U.S. SEC probes dubious mega-merger proposal

WASHINGTON - Stock market regulators are looking into documents proposing a $2 trillion stock offer by a tiny firm to acquire AT&T Corp., General Electric Co., General Motors and other big companies.

The filings with the Securities and Exchange Commission were made by Toks Inc., which describes itself as "a development stage company that will engage in diversified operations like production of entertainment and media contents."

"It's not a valid filing," said an AT&T spokeswoman, who denied any such deal.

An SEC spokesman said the agency is checking out the filings, which propose a combination that will make Toks the parent of AOL Time Warner Inc., AT&T, AT&T Wireless Services Inc., GE, GM, Hughes Electronics Corp. and Marriott International Inc.

"Synergies could create up to additional over $300 billion in annual revenues, even after liquidation of assets or spinoffs recommended by regulators," the filings said. "This is just an initial proposal," it added.

A GM spokesman said the filings marked the first time the carmaker had heard of the proposal. "We're as mystified about this as you are," he told Reuters.

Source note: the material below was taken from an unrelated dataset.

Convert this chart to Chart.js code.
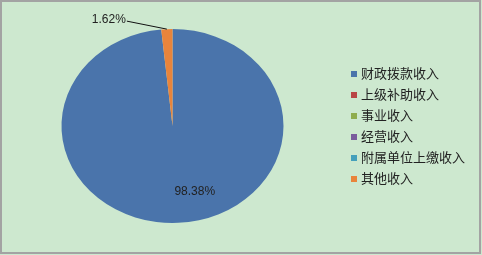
<!DOCTYPE html>
<html>
<head>
<meta charset="utf-8">
<script src="https://cdn.jsdelivr.net/npm/chart.js@4"></script>
<style>
  html, body { margin: 0; padding: 0; background: #fff; }
  #wrap { width: 482px; height: 255px; }
</style>
</head>
<body>
<div id="wrap"><canvas id="chart" width="482" height="255"></canvas></div>
<script>
const categories = ['财政拨款收入', '上级补助收入', '事业收入', '经营收入', '附属单位上缴收入', '其他收入'];
const shares = [98.38, 0, 0, 0, 0, 1.62];
const colors = ['#4a74ab', '#b94646', '#8fac4d', '#7a5c9c', '#44a0bb', '#e9843b'];

const ctx = document.getElementById('chart');
const squash = 97 / 111; // the pie in the picture is an ellipse

// background + frame
const frame = {
  id: 'frame',
  beforeDraw(chart) {
    const c = chart.ctx;
    c.save();
    c.fillStyle = '#cde8cf';
    c.fillRect(0, 0, chart.width, chart.height);
    c.strokeStyle = '#a3a3a3';
    c.lineWidth = 2;
    c.strokeRect(1, 1, chart.width - 3, chart.height - 3);
    c.restore();
  }
};

function centre(chart) {
  const a = chart.chartArea;
  return { x: (a.left + a.right) / 2, y: (a.top + a.bottom) / 2 };
}

// flatten the pie vertically
const flatten = {
  id: 'flatten',
  beforeDatasetsDraw(chart) {
    const c = chart.ctx, p = centre(chart);
    c.save();
    c.translate(p.x, p.y);
    c.scale(1, squash);
    c.translate(-p.x, -p.y);
  },
  afterDatasetsDraw(chart) {
    chart.ctx.restore();
  }
};

const labels = {
  id: 'labels',
  afterDraw(chart) {
    const c = chart.ctx, p = centre(chart);
    const arcs = chart.getDatasetMeta(0).data;
    c.save();
    c.fillStyle = '#222';
    c.font = '12px "Liberation Sans", Arial, sans-serif';
    c.textBaseline = 'middle';
    shares.forEach((v, i) => {
      if (!v) return;
      const a = arcs[i];
      const mid = (a.startAngle + a.endAngle) / 2;
      const R = a.outerRadius;
      const txt = v.toFixed(2) + '%';
      if (v > 50) {
        // inside label
        const ang = mid - 0.24;
        c.textAlign = 'center';
        c.fillText(txt, p.x + Math.cos(ang) * R * 0.7, p.y + 1 + Math.sin(ang) * R * 0.7 * squash);
      } else {
        // outside label with leader line
        const ex = p.x + Math.cos(mid) * R;
        const ey = p.y + Math.sin(mid) * R * squash;
        const lx = ex - 40, ly = ey - 8;
        c.strokeStyle = '#111';
        c.lineWidth = 1;
        c.beginPath();
        c.moveTo(ex, ey);
        c.lineTo(lx, ly);
        c.stroke();
        c.textAlign = 'right';
        c.fillText(txt, lx - 1, ly - 1);
      }
    });
    // legend
    c.textAlign = 'left';
    c.font = '13px "Noto Sans CJK SC", sans-serif';
    categories.forEach((name, i) => {
      const y = 73 + i * 21;
      c.fillStyle = colors[i];
      c.fillRect(351, y - 2, 6, 6);
      c.fillStyle = '#222';
      c.fillText(name, 361, y);
    });
    c.restore();
  }
};

new Chart(ctx, {
  type: 'pie',
  data: {
    labels: categories,
    datasets: [{
      data: shares,
      backgroundColor: colors,
      borderWidth: 0
    }]
  },
  options: {
    responsive: false,
    animation: false,
    layout: {
      padding: { left: 61.5, right: 198.5, top: 15, bottom: 18 }
    },
    plugins: {
      legend: { display: false },
      tooltip: { enabled: false }
    }
  },
  plugins: [frame, flatten, labels]
});
</script>
</body>
</html>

A Sept. 7 stock registration filing by Toks, for 20 shares at $5,000 each, lists a Los Angeles, Calif., phone number. A message left for comment was not immediately returned.

An expert with SEC filings speculated that someone gained access to a password for the SEC's huge database known as EDGAR, or Electronic Data Gathering Analysis and Retrieval, and submitted the filing.

The expert, who did want to be identified, said the filing might not even be reviewed because was so ridiculous, although the SEC's crime-fighting enforcement division might want to probe for possible fraud if the person who made the filings held stock in one of the companies.

"If he claimed he was going to take over Marriott and he had some Marriott stock, well, then, that would be a different story," the filings expert said.

A scan of SEC stockholder filings does not show Toks to be a major investor in any of the seven companies it plans to "acquire."

The SEC could seek a stop order, preventing someone from going forward with a proposal, if the commission thinks a document is a fraud, securities lawyers said.